Most days, I’d walk with my best friend Mona up into our hilly neighborhood, giggling and chattering away about our plans for the weekend, the latest drama going on at school, or maybe a project we had to work on. She lived about halfway between the bus stop and our house. After we got to her place, I’d wave her goodbye and finish the rest of the walk on my own.
This one sunny day, I happened to walk the entire way home on my own. I had had a great day, and while I missed Mona, who had to stay home sick, I was happily bouncing home with no one around me…and I was singing.
I saw a little butterfly flit and flitter around some yellow Lantana blooms…I sang about that happy creature, imagining how satisfied she must have been that God gave her nectar.
I noticed the sun sparkling through the drops of water from Mr. Carlton’s sprinklers…I sang about the cool water and the thirsty grass and how God made the roots to soak it all up.
I sang at a fresh new dandelion pushing its way optimistically through a crack in the sidewalk, eagerly reaching toward the sky and brightening the otherwise plain gray sidewalk – oh, how happy it must feel to be blooming where God planted it.
I sang with silly abandon and just kept skipping along, making up my own little life melody to match the simple things around me, blissfully released from the usual self-consciousness of my normal junior high life. Until…

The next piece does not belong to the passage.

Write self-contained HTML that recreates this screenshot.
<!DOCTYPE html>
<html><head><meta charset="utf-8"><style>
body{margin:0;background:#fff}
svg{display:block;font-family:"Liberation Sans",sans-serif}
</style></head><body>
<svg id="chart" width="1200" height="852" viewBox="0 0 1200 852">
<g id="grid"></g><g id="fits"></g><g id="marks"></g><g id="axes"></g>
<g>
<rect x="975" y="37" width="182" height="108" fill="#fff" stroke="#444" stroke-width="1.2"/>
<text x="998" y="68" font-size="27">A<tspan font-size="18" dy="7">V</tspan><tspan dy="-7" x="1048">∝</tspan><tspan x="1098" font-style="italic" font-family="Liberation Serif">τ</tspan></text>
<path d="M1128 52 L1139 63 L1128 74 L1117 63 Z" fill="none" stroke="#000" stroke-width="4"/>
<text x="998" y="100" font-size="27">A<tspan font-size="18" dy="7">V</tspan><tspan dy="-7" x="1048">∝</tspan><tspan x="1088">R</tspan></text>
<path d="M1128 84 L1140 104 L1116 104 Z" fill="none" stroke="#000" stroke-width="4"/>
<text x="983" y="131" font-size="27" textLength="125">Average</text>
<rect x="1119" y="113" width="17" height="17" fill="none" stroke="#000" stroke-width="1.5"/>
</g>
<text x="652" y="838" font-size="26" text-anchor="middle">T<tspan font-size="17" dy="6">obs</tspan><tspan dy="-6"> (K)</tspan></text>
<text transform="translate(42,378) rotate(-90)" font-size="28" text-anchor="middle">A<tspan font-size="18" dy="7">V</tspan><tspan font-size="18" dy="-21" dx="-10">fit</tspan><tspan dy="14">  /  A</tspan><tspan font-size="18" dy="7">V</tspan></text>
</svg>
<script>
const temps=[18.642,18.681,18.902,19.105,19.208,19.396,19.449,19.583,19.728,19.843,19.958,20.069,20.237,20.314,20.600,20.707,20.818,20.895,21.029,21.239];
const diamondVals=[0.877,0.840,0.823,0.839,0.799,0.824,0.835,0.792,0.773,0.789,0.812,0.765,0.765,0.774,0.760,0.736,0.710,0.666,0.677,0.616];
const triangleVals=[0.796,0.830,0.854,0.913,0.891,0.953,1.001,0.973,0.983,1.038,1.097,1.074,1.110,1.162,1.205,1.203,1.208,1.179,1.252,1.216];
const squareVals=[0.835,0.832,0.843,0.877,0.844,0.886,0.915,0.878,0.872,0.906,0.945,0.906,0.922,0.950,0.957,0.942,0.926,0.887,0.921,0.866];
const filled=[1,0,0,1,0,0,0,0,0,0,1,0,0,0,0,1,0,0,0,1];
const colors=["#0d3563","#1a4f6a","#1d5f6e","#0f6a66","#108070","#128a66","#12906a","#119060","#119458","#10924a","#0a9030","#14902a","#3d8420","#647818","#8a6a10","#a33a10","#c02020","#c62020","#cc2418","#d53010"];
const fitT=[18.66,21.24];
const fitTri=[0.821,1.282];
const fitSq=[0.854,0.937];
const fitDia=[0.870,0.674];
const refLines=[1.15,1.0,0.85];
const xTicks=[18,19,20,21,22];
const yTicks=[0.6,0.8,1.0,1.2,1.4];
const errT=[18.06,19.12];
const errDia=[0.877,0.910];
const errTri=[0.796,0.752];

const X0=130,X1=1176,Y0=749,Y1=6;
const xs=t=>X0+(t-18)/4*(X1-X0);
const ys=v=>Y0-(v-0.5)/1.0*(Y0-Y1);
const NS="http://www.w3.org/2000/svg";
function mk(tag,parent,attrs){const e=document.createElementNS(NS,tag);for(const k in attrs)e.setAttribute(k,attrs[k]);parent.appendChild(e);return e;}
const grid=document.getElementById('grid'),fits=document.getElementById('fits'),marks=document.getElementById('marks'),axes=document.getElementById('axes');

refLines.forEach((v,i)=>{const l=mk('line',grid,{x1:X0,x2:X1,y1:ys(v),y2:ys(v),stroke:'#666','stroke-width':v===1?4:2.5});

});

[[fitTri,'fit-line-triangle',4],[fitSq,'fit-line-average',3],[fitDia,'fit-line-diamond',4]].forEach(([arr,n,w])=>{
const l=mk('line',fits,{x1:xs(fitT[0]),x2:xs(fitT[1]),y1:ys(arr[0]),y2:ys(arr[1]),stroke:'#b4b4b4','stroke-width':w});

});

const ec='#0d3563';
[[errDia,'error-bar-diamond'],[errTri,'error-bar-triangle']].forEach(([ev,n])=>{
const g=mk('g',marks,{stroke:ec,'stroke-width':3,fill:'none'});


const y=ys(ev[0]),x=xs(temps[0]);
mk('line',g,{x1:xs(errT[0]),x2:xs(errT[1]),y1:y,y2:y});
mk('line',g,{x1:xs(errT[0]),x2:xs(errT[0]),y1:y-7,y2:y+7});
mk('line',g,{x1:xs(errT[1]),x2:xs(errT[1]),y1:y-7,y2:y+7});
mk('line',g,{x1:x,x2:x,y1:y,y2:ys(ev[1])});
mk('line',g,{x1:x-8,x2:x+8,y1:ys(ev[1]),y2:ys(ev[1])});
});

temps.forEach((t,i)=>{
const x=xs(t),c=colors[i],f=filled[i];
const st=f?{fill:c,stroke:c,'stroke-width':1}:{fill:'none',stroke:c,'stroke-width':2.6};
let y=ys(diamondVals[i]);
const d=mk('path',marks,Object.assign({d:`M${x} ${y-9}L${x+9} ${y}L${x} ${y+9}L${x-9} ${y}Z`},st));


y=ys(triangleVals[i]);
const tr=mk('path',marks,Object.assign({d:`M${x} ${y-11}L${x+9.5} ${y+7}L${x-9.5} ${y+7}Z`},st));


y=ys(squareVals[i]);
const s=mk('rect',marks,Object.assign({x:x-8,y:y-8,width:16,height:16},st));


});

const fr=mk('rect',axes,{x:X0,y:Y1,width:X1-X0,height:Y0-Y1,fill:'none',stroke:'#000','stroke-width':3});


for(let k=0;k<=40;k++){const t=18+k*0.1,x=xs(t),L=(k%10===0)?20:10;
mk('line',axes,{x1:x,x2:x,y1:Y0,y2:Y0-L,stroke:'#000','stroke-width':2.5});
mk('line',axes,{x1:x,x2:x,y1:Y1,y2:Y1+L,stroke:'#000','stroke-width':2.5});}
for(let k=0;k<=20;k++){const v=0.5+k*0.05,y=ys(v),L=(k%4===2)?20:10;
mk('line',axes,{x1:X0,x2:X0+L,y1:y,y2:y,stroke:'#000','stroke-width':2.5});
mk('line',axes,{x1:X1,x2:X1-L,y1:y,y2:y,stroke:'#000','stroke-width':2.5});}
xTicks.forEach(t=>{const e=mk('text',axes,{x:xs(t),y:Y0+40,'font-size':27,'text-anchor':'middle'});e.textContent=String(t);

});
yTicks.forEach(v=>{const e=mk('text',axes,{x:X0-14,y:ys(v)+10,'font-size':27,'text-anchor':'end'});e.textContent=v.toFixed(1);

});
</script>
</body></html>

I heard a voice break through my reverie. A little disoriented and a lot shocked, I looked up and saw Mr. Carlton on his way back from walking his old Basset hound. The pair lumbered toward me, and I heard him repeat what I missed in the fog of my song-filled head, “Keep on Singing! The world needs more of that!” His old-man voice creaked out the encouragement with a happy lilt, and my heart shifted from shock and embarrassment to shy delight. I’m sure I nodded a weird thank you and smiled awkwardly as we passed…but I did keep singing!

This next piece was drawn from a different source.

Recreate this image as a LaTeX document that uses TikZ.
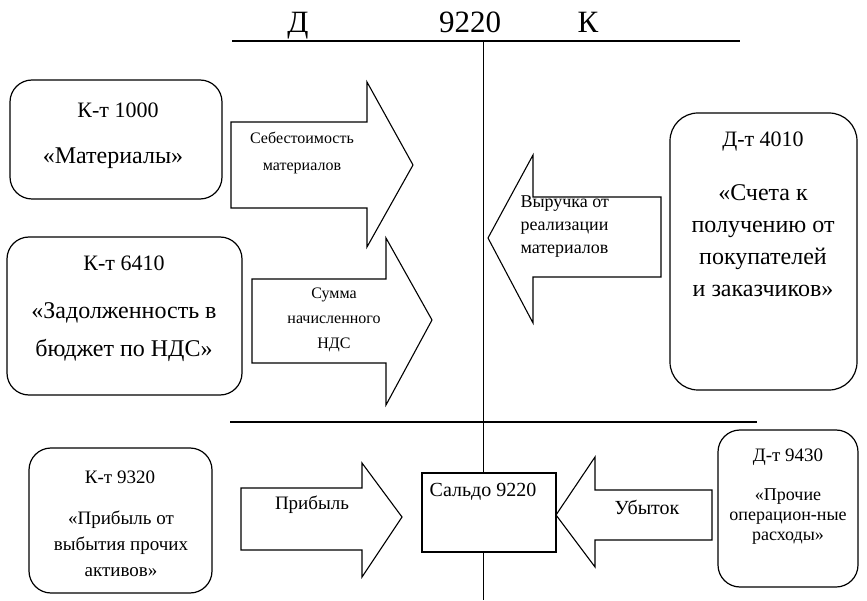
\documentclass[tikz,border=0pt]{standalone}
\usepackage{fontspec}
\setmainfont{Liberation Serif}
\usetikzlibrary{positioning}

\begin{document}
\begin{tikzpicture}[x=1pt,y=-1pt,
	acct/.style={draw,line width=1.2pt,rounded corners=22pt,inner sep=0pt},
	blk/.style={draw,line width=1.1pt,line join=miter},
	hdr/.style={font=\fontsize{31}{36}\selectfont,anchor=base},
	num/.style={font=\fontsize{22}{32}\selectfont,align=center},
	big/.style={font=\fontsize{24}{32}\selectfont,align=center},
	mid/.style={font=\fontsize{16}{25}\selectfont,align=center},
	sml/.style={font=\fontsize{19}{26}\selectfont,align=center}]
	\useasboundingbox (0,0) rectangle (867,601);
	\draw[line width=1.1pt] (232,41) -- (740,41);
	\draw[line width=1.1pt] (230,422) -- (757,422);
	\draw[line width=0.8pt] (483,41) -- (483,600);
	\node[hdr] (deb) at (298,33) {Д};
	\node[hdr] (acc) at (470,33) {9220};
	\node[hdr] (cred) at (588,33) {К};

	\node[acct,minimum width=212pt,minimum height=119pt] (mat) at (116,139.5) {};
	\node[num] (matnum) at (118,110) {К-т 1000};
	\node[big] (matname) at (113,158) {«Материалы»};
	\node[acct,minimum width=235pt,minimum height=158pt] (nds) at (124.5,316) {};
	\node[num] (ndsnum) at (124,263) {К-т 6410};
	\node[big,font=\fontsize{24}{38}\selectfont] (ndsname) at (124,332) {«Задолженность в\\бюджет по НДС»};
	\node[acct,rounded corners=28pt,minimum width=187pt,minimum height=277pt] (sch) at (763.5,251.5) {};
	\node[num] (schnum) at (763,142) {Д-т 4010};
	\node[big] (schname) at (763,240.5) {«Счета к\\получению от\\покупателей\\и заказчиков»};

	\draw[blk] (231,122) -- (367,122) -- (367,82) -- (413,165) -- (367,247) -- (367,208) -- (231,208) -- cycle;
	\node[mid,font=\fontsize{16}{27}\selectfont] (cost) at (302,153) {Себестоимость\\материалов};
	\draw[blk] (252,279) -- (386,279) -- (386,238) -- (432,320) -- (386,405) -- (386,363) -- (252,363) -- cycle;
	\node[mid] (vat) at (334,320) {Сумма\\начисленного\\НДС};
	\draw[blk] (661,197) -- (533,197) -- (533,155) -- (488,238) -- (533,323) -- (533,277) -- (661,277) -- cycle;
	\node[mid,align=left,font=\fontsize{18}{23}\selectfont,anchor=west] (rev) at (517,227) {Выручка от\\реализации\\материалов};

	\node[acct,minimum width=183pt,minimum height=145pt] (prf) at (120.5,520.5) {};
	\node[sml] (prfnum) at (120,477) {К-т 9320};
	\node[sml] (prfname) at (121,544) {«Прибыль от\\выбытия прочих\\активов»};
	\draw[blk] (241,488) -- (362,488) -- (362,463) -- (402,517) -- (362,577) -- (362,550) -- (241,550) -- cycle;
	\node[sml] (gain) at (312,505) {Прибыль};
	\node[draw,line width=1.2pt,fill=white,minimum width=134pt,minimum height=79pt,inner sep=0pt] (bal) at (489,512.5) {};
	\node[sml,font=\fontsize{20}{26}\selectfont] (balt) at (483,492) {Сальдо 9220};
	\draw[blk] (712,490) -- (595,490) -- (595,457) -- (556,515) -- (595,567) -- (595,540) -- (712,540) -- cycle;
	\node[sml,font=\fontsize{20}{26}\selectfont] (loss) at (647,507) {Убыток};
	\node[acct,minimum width=140pt,minimum height=157pt] (oth) at (788,508.5) {};
	\node[sml] (othnum) at (788,457) {Д-т 9430};
	\node[sml,font=\fontsize{18}{20}\selectfont] (othname) at (788,517) {«Прочие\\операцион-ные\\расходы»};
\end{tikzpicture}
\end{document}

How much more to erupt in song when God does something as incredible and miraculous as delivering His people? That’s exactly what Moses and his sister and all of Israel did. They burst into song this side of the sea, together shouting the praise of our great God. This is the first song recorded in the Bible and – Wow! What a song! It’s in Exodus chapter 15…
The horses and his rider He has thrown into the sea!

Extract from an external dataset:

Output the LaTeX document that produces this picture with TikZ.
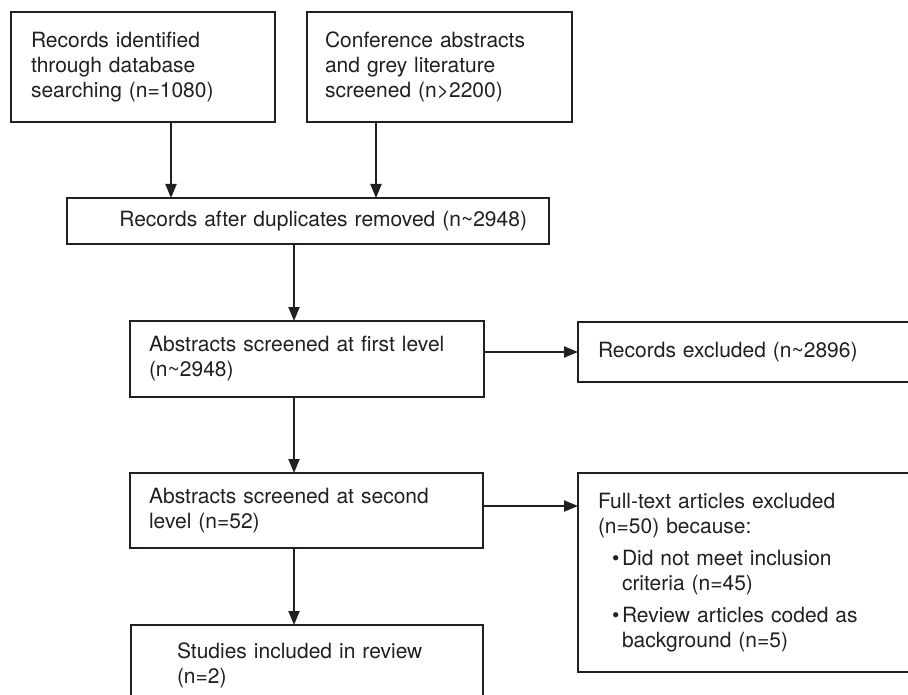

Who is like You? Awesome in glorious deeds!
You have led in Your steadfast love the people whom You have redeemed!
You have guided them by Your strength to your holy home!
Exodus 15
Their chains are gone; they’ve been set free, unburdened, and hope-filled…
How could they keep from singing? They couldn’t!
Mr. Carlton was right. The world needs more of that – of song and remembrance of delight and appreciation…pointing others to the joy of being free because of God’s great, unmatched power and reckless love.